[Start of DATA PROVIDED]
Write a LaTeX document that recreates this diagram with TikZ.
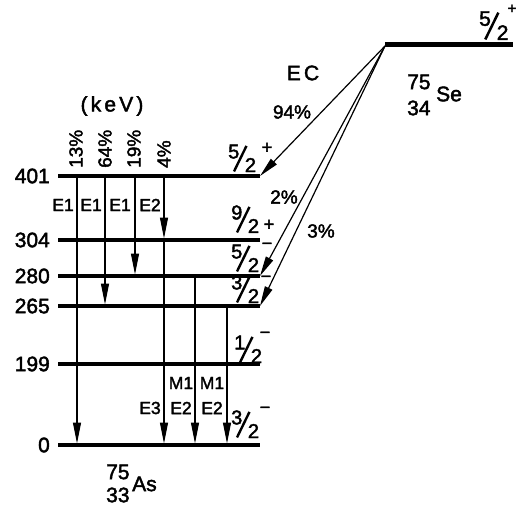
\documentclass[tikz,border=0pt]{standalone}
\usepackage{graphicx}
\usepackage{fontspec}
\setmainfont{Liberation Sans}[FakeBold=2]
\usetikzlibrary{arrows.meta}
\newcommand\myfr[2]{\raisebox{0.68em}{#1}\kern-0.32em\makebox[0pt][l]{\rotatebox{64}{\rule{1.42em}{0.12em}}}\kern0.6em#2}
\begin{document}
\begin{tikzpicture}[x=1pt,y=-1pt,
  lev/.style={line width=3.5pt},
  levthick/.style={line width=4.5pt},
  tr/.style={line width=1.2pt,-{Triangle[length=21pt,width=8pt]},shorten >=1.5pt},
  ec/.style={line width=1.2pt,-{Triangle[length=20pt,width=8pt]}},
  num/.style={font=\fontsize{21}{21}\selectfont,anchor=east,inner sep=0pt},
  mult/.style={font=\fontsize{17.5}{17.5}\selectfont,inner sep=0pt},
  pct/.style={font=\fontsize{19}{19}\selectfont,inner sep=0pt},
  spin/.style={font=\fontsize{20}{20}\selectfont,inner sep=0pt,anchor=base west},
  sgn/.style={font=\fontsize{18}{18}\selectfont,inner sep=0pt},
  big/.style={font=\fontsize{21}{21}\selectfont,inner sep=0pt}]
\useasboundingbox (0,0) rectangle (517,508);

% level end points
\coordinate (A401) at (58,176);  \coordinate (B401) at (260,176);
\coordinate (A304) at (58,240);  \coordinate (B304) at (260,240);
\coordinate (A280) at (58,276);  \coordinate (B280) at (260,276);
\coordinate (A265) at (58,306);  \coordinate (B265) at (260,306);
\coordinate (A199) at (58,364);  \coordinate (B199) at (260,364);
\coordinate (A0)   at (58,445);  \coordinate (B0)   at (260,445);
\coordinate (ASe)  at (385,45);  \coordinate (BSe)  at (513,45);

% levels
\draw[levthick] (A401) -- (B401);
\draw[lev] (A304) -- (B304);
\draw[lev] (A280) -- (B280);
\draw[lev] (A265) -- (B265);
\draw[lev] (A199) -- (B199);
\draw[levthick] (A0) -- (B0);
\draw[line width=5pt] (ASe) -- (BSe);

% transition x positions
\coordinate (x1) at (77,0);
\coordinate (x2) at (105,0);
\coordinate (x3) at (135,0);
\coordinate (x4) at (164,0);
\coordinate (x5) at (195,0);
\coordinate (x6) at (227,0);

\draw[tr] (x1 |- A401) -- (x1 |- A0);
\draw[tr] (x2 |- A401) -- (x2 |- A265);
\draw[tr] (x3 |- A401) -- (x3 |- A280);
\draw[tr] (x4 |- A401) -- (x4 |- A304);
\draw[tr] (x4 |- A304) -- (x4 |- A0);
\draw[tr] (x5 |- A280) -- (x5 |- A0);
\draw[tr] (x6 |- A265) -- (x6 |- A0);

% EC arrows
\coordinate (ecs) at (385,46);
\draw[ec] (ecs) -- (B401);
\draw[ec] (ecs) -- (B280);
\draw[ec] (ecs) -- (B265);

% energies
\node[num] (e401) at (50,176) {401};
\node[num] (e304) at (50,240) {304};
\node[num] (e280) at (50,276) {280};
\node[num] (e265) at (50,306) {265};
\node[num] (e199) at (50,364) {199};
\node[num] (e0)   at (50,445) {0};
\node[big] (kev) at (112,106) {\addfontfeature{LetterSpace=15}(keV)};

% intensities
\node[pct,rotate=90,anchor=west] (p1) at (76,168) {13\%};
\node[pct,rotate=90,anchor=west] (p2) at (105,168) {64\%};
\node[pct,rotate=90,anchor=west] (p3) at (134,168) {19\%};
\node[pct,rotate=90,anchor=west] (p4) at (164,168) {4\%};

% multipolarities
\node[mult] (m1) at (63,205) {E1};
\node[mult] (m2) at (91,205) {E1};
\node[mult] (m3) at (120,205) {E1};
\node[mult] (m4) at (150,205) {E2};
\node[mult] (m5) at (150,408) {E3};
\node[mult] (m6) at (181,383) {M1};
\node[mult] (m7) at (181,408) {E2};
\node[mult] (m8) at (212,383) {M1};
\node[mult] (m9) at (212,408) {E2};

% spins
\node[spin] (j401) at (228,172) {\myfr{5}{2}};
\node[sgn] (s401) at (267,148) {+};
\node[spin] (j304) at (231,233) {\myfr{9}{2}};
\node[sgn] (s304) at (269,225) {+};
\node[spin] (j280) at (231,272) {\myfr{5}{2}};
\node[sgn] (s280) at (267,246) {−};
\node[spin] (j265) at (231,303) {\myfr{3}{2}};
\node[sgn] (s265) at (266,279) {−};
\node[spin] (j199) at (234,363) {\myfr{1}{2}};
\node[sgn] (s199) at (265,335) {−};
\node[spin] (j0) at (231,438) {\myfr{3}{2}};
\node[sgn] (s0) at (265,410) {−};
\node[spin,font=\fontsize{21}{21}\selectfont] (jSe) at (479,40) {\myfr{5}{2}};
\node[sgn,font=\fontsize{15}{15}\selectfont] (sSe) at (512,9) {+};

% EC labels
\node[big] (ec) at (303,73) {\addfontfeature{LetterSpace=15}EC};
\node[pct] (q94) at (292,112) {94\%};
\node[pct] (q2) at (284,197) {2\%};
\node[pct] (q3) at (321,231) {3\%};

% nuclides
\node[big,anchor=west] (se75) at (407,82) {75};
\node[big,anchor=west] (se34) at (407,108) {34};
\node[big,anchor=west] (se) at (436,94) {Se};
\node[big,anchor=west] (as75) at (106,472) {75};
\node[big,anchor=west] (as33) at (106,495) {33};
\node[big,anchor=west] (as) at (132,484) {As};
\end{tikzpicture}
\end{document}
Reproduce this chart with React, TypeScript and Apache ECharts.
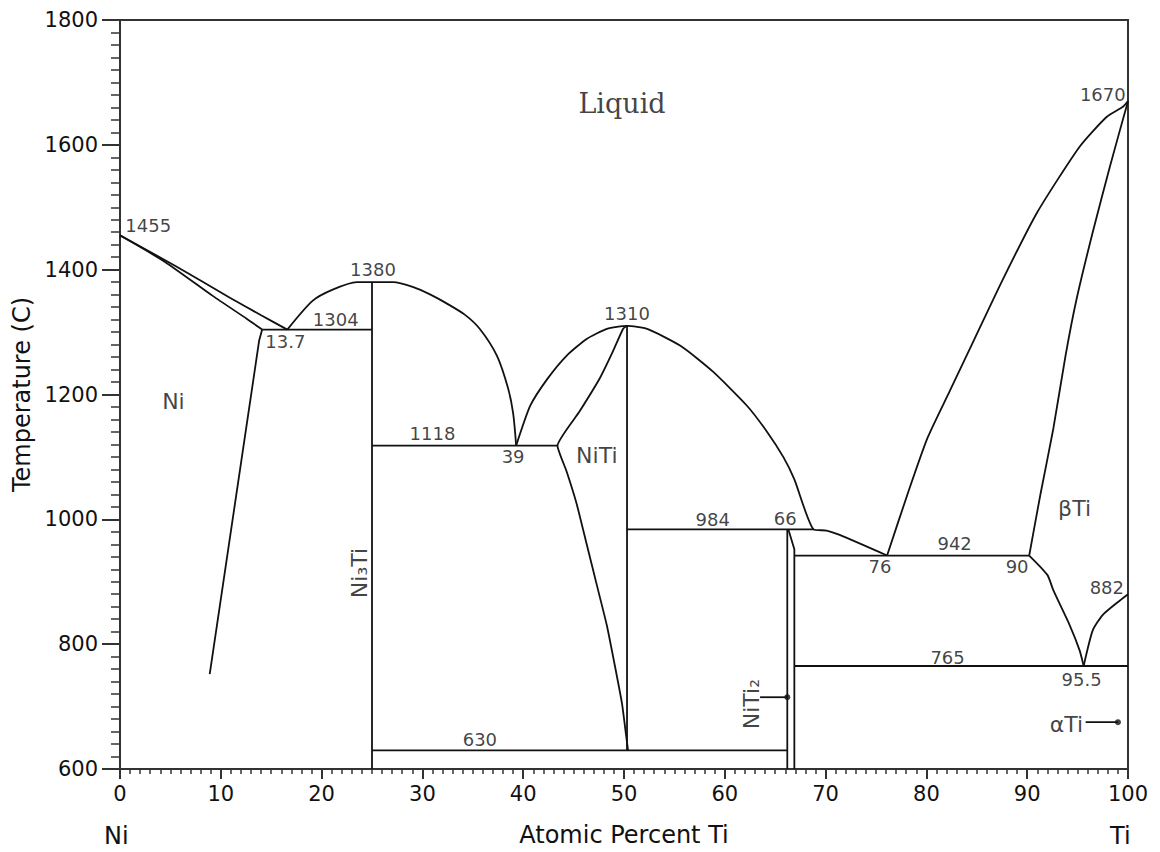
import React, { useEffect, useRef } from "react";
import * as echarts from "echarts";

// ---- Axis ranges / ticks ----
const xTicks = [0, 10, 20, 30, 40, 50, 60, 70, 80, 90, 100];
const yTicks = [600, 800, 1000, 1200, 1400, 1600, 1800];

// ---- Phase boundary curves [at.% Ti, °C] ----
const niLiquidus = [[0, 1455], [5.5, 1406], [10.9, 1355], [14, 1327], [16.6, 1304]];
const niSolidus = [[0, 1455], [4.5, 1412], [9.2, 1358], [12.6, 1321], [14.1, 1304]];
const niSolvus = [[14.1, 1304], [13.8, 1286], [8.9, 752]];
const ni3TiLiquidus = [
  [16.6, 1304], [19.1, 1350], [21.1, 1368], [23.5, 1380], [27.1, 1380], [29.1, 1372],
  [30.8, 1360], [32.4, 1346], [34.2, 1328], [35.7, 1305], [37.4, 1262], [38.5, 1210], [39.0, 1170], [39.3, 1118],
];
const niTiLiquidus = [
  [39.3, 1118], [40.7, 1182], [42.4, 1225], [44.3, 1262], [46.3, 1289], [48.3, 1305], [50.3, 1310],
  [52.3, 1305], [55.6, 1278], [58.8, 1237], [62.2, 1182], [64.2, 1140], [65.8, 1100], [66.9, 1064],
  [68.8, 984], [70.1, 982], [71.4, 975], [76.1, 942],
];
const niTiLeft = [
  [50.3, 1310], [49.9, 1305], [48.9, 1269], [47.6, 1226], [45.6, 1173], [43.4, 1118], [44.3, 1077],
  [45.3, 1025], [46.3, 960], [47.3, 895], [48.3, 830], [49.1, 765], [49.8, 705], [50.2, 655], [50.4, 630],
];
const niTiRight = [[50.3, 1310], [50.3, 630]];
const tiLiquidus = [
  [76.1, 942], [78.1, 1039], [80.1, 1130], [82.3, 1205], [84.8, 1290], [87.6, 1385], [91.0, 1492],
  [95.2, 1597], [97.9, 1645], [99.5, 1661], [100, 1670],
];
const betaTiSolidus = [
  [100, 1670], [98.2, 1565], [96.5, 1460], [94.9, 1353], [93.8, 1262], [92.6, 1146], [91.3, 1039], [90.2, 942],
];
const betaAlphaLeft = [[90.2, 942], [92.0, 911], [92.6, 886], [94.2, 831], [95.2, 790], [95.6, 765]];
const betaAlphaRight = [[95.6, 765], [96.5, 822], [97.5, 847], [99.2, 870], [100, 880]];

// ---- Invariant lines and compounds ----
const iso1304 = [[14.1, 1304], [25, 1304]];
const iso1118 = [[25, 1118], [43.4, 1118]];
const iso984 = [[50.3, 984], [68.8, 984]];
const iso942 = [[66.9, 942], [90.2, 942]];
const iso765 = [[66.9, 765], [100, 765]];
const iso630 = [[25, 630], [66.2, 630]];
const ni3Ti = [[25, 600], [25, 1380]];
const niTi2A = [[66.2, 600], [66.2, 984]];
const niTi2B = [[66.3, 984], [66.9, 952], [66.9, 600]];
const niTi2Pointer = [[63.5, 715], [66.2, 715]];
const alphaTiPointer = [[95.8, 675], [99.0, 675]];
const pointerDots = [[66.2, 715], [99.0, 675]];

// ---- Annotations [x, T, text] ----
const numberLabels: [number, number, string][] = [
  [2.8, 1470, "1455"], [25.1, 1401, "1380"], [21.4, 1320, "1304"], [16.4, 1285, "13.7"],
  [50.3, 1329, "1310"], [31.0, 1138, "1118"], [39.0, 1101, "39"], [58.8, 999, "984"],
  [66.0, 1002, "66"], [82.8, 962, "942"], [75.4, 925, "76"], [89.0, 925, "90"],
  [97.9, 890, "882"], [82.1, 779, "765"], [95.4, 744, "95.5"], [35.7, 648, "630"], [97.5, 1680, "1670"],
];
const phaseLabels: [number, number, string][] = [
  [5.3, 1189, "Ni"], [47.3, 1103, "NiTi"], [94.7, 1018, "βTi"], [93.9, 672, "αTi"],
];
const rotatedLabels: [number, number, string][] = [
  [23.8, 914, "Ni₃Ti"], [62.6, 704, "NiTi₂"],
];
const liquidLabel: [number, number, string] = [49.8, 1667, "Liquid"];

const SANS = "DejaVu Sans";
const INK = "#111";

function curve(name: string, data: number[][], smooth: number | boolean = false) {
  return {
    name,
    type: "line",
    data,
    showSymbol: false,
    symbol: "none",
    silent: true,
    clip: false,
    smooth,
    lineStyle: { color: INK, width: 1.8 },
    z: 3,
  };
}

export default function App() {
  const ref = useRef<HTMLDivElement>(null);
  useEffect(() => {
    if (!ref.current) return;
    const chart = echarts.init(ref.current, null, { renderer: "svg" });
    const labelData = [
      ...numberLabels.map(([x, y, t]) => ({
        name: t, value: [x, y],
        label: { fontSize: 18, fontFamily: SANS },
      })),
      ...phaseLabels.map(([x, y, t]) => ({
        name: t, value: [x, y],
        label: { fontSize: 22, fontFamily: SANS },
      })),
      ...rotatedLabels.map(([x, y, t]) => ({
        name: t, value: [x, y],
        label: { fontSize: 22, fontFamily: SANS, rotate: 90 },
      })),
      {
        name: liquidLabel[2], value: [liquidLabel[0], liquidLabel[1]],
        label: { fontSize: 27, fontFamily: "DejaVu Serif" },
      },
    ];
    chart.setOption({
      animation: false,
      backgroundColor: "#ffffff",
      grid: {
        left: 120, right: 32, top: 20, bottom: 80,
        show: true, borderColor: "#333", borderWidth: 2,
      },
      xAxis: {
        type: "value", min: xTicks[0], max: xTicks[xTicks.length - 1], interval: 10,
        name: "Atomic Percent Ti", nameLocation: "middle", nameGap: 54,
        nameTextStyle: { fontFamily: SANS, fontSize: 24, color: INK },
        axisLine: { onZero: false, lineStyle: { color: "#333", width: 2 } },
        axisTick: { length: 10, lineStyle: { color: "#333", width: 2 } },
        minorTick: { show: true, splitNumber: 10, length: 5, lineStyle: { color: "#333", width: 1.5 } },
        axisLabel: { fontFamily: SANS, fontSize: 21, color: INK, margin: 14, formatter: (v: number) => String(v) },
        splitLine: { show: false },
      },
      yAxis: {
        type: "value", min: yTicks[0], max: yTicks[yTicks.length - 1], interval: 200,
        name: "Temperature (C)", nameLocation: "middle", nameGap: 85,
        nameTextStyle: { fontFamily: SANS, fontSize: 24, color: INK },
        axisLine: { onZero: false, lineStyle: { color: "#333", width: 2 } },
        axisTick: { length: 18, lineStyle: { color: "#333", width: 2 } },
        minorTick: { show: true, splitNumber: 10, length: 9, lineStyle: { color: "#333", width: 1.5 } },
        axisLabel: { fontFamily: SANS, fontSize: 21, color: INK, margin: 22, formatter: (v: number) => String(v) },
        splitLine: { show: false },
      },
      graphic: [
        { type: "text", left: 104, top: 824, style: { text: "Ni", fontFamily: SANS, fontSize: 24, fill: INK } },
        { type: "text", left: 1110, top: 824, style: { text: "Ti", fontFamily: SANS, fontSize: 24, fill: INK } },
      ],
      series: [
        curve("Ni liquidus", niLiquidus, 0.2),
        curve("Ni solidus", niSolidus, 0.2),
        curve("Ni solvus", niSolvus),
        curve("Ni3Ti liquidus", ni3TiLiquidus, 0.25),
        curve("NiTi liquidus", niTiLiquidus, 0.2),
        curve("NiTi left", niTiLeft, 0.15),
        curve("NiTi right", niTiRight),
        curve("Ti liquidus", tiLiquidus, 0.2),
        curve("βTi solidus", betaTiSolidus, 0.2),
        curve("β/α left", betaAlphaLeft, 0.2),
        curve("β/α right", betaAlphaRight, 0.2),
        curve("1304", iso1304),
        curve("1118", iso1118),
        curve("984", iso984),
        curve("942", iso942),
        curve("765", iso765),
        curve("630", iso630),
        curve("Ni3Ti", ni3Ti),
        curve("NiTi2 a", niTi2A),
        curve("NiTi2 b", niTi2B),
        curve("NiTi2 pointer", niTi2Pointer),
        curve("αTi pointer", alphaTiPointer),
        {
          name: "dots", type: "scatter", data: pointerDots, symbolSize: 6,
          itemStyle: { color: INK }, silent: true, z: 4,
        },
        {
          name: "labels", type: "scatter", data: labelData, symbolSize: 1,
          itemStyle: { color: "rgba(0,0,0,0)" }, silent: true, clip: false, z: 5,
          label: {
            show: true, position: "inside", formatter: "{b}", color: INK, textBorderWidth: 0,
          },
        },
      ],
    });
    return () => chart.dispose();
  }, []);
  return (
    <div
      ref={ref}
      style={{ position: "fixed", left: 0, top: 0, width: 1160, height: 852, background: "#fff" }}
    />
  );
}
[End of DATA PROVIDED]
TASK INSTRUCTIONS: Make an exact copy of only the lines from the one with "Reproduce this chart" through the one with "870], [100, 880]];". Pictures don't belong in it.

THE OUTPUT:
Reproduce this chart with React, TypeScript and Apache ECharts.
import React, { useEffect, useRef } from "react";
import * as echarts from "echarts";

// ---- Axis ranges / ticks ----
const xTicks = [0, 10, 20, 30, 40, 50, 60, 70, 80, 90, 100];
const yTicks = [600, 800, 1000, 1200, 1400, 1600, 1800];

// ---- Phase boundary curves [at.% Ti, °C] ----
const niLiquidus = [[0, 1455], [5.5, 1406], [10.9, 1355], [14, 1327], [16.6, 1304]];
const niSolidus = [[0, 1455], [4.5, 1412], [9.2, 1358], [12.6, 1321], [14.1, 1304]];
const niSolvus = [[14.1, 1304], [13.8, 1286], [8.9, 752]];
const ni3TiLiquidus = [
  [16.6, 1304], [19.1, 1350], [21.1, 1368], [23.5, 1380], [27.1, 1380], [29.1, 1372],
  [30.8, 1360], [32.4, 1346], [34.2, 1328], [35.7, 1305], [37.4, 1262], [38.5, 1210], [39.0, 1170], [39.3, 1118],
];
const niTiLiquidus = [
  [39.3, 1118], [40.7, 1182], [42.4, 1225], [44.3, 1262], [46.3, 1289], [48.3, 1305], [50.3, 1310],
  [52.3, 1305], [55.6, 1278], [58.8, 1237], [62.2, 1182], [64.2, 1140], [65.8, 1100], [66.9, 1064],
  [68.8, 984], [70.1, 982], [71.4, 975], [76.1, 942],
];
const niTiLeft = [
  [50.3, 1310], [49.9, 1305], [48.9, 1269], [47.6, 1226], [45.6, 1173], [43.4, 1118], [44.3, 1077],
  [45.3, 1025], [46.3, 960], [47.3, 895], [48.3, 830], [49.1, 765], [49.8, 705], [50.2, 655], [50.4, 630],
];
const niTiRight = [[50.3, 1310], [50.3, 630]];
const tiLiquidus = [
  [76.1, 942], [78.1, 1039], [80.1, 1130], [82.3, 1205], [84.8, 1290], [87.6, 1385], [91.0, 1492],
  [95.2, 1597], [97.9, 1645], [99.5, 1661], [100, 1670],
];
const betaTiSolidus = [
  [100, 1670], [98.2, 1565], [96.5, 1460], [94.9, 1353], [93.8, 1262], [92.6, 1146], [91.3, 1039], [90.2, 942],
];
const betaAlphaLeft = [[90.2, 942], [92.0, 911], [92.6, 886], [94.2, 831], [95.2, 790], [95.6, 765]];
const betaAlphaRight = [[95.6, 765], [96.5, 822], [97.5, 847], [99.2, 870], [100, 880]];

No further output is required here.